• What needs to be done
Take the lines from the beginning of the material through the line containing "var ink = '#222';" and retype them exactly, leaving the pictures out.

• Data lines
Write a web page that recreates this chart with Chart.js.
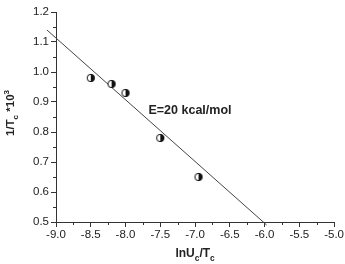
<html>
<head>
    <script src="https://cdn.jsdelivr.net/npm/chart.js@4/dist/chart.umd.min.js" type="text/javascript"></script>
    <style>
        body { margin: 0; background: #fff; }
        #chartcontainer { position: relative; width: 345px; height: 264px; }
    </style>
</head>
<body>
    <div id="chartcontainer">
        <canvas id="canvas" width="345" height="264"></canvas>
    </div>
    <script>
        // measured points
        var lnUT = [-8.5, -8.2, -8.0, -7.5, -6.95];
        var invT = [0.98, 0.96, 0.93, 0.78, 0.65];

        // fitted line ends
        var fitX = [-9.13, -5.97];
        var fitY = [1.14, 0.49];

        var xTickValues = [-9.0, -8.5, -8.0, -7.5, -7.0, -6.5, -6.0, -5.5, -5.0];
        var yTickValues = [0.5, 0.6, 0.7, 0.8, 0.9, 1.0, 1.1, 1.2];
        var xMinor = [-8.75, -8.25, -7.75, -7.25, -6.75, -6.25, -5.75, -5.25];
        var yMinor = [0.55, 0.65, 0.75, 0.85, 0.95, 1.05, 1.15];

        var noteText = 'E=20 kcal/mol';
        var noteX = -7.67, noteY = 0.873;

        var ink = '#222';

        function halfDot(r) {
            var c = document.createElement('canvas');
            var s = Math.ceil(r * 2 + 2);
            c.width = s; c.height = s;
            var g = c.getContext('2d');
            var m = s / 2;
            g.beginPath(); g.arc(m, m, r, 0, 2 * Math.PI); g.fillStyle = '#fff'; g.fill();
            g.beginPath(); g.arc(m, m, r, -Math.PI / 2, Math.PI / 2); g.closePath(); g.fillStyle = '#111'; g.fill();
            g.beginPath(); g.arc(m, m, r, 0, 2 * Math.PI); g.lineWidth = 1; g.strokeStyle = '#111'; g.stroke();
            return c;
        }

        // text with sub/superscripts: [text, 0 normal | 1 sub | 2 sup]
        function drawRich(g, parts, x, y, size) {
            var font = function (s) { return 'bold ' + s + 'px "Liberation Sans", Arial, sans-serif'; };
            var w = 0;
            parts.forEach(function (p) {
                g.font = font(p[1] ? size * 0.7 : size);
                w += g.measureText(p[0]).width;
            });
            var cx = x - w / 2;
            g.textBaseline = 'alphabetic';
            g.textAlign = 'left';
            g.fillStyle = ink;
            parts.forEach(function (p) {
                var s = p[1] ? size * 0.7 : size;
                g.font = font(s);
                var dy = p[1] === 1 ? size * 0.35 : (p[1] === 2 ? -size * 0.45 : 0);
                g.fillText(p[0], cx, y + dy);
                cx += g.measureText(p[0]).width;
            });
        }

        var extras = {
            id: 'extras',
            afterDraw: function (chart) {
                var g = chart.ctx;
                var xs = chart.scales.x, ys = chart.scales.y;
                var a = chart.chartArea;
                g.save();
                g.strokeStyle = '#333';
                g.lineWidth = 1;
                g.beginPath();
                xMinor.forEach(function (v) {
                    var px = Math.round(xs.getPixelForValue(v)) + 0.5;
                    g.moveTo(px, a.bottom); g.lineTo(px, a.bottom + 3);
                });
                yMinor.forEach(function (v) {
                    var py = Math.round(ys.getPixelForValue(v)) + 0.5;
                    g.moveTo(a.left, py); g.lineTo(a.left - 3, py);
                });
                g.stroke();

                g.fillStyle = ink;
                g.font = 'bold 12.5px "Liberation Sans", Arial, sans-serif';
                g.textAlign = 'left';
                g.textBaseline = 'middle';
                g.fillText(noteText, xs.getPixelForValue(noteX), ys.getPixelForValue(noteY));

                drawRich(g, [['lnU', 0], ['c', 1], ['/T', 0], ['c', 1]], (a.left + a.right) / 2, 257, 12);

                g.translate(14, (a.top + a.bottom) / 2 - 4);
                g.rotate(-Math.PI / 2);
                drawRich(g, [['1/T', 0], ['c', 1], [' *10', 0], ['3', 2]], 0, 0, 11.5);
                g.restore();
            }
        };

        var ctx = document.getElementById('canvas').getContext('2d');

        var config = {
            type: 'scatter',
            data: {
                datasets: [
                    {
                        label: 'data',
                        data: lnUT.map(function (x, i) { return { x: x, y: invT[i] }; }),
                        pointStyle: halfDot(3.7),
                        pointRadius: 4,
                        showLine: false
                    },
                    {
                        label: 'fit',
                        type: 'line',
                        data: fitX.map(function (x, i) { return { x: x, y: fitY[i] }; }),
                        borderColor: '#444',
                        borderWidth: 1,
                        pointRadius: 0,
                        clip: false
                    }
                ]
            },
            options: {
                responsive: false,
                animation: false,
                layout: { padding: { left: 0, top: 12, right: 10, bottom: 0 } },
                plugins: { legend: { display: false }, tooltip: { enabled: false } },
                scales: {
                    x: {
                        type: 'linear',
                        min: -9, max: -5,
                        afterBuildTicks: function (s) { s.ticks = xTickValues.map(function (v) { return { value: v }; }); },
                        afterFit: function (s) { s.height = 42; },
                        ticks: {
                            padding: 1,
                            color: ink,
                            font: { family: '"Liberation Sans", Arial, sans-serif', size: 11.5 },
                            callback: function (v) { return v.toFixed(1); }
                        },
                        grid: { drawOnChartArea: false, tickLength: 5, tickColor: '#333' },
                        border: { color: '#333', width: 1 }
                    },
                    y: {
                        type: 'linear',
                        min: 0.5, max: 1.2,
                        afterBuildTicks: function (s) { s.ticks = yTickValues.map(function (v) { return { value: v }; }); },
                        afterFit: function (s) { s.width = 56; },
                        ticks: {
                            padding: 2,
                            color: ink,
                            font: { family: '"Liberation Sans", Arial, sans-serif', size: 11.5 },
                            callback: function (v) { return v.toFixed(1); }
                        },
                        grid: { drawOnChartArea: false, tickLength: 5, tickColor: '#333' },
                        border: { color: '#333', width: 1 }
                    }
                }
            },
            plugins: [extras]
        };

        var chart = new Chart(ctx, config);
    </script>
</body>
</html>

• Full answer
Write a web page that recreates this chart with Chart.js.
<html>
<head>
    <script src="https://cdn.jsdelivr.net/npm/chart.js@4/dist/chart.umd.min.js" type="text/javascript"></script>
    <style>
        body { margin: 0; background: #fff; }
        #chartcontainer { position: relative; width: 345px; height: 264px; }
    </style>
</head>
<body>
    <div id="chartcontainer">
        <canvas id="canvas" width="345" height="264"></canvas>
    </div>
    <script>
        // measured points
        var lnUT = [-8.5, -8.2, -8.0, -7.5, -6.95];
        var invT = [0.98, 0.96, 0.93, 0.78, 0.65];

        // fitted line ends
        var fitX = [-9.13, -5.97];
        var fitY = [1.14, 0.49];

        var xTickValues = [-9.0, -8.5, -8.0, -7.5, -7.0, -6.5, -6.0, -5.5, -5.0];
        var yTickValues = [0.5, 0.6, 0.7, 0.8, 0.9, 1.0, 1.1, 1.2];
        var xMinor = [-8.75, -8.25, -7.75, -7.25, -6.75, -6.25, -5.75, -5.25];
        var yMinor = [0.55, 0.65, 0.75, 0.85, 0.95, 1.05, 1.15];

        var noteText = 'E=20 kcal/mol';
        var noteX = -7.67, noteY = 0.873;

        var ink = '#222';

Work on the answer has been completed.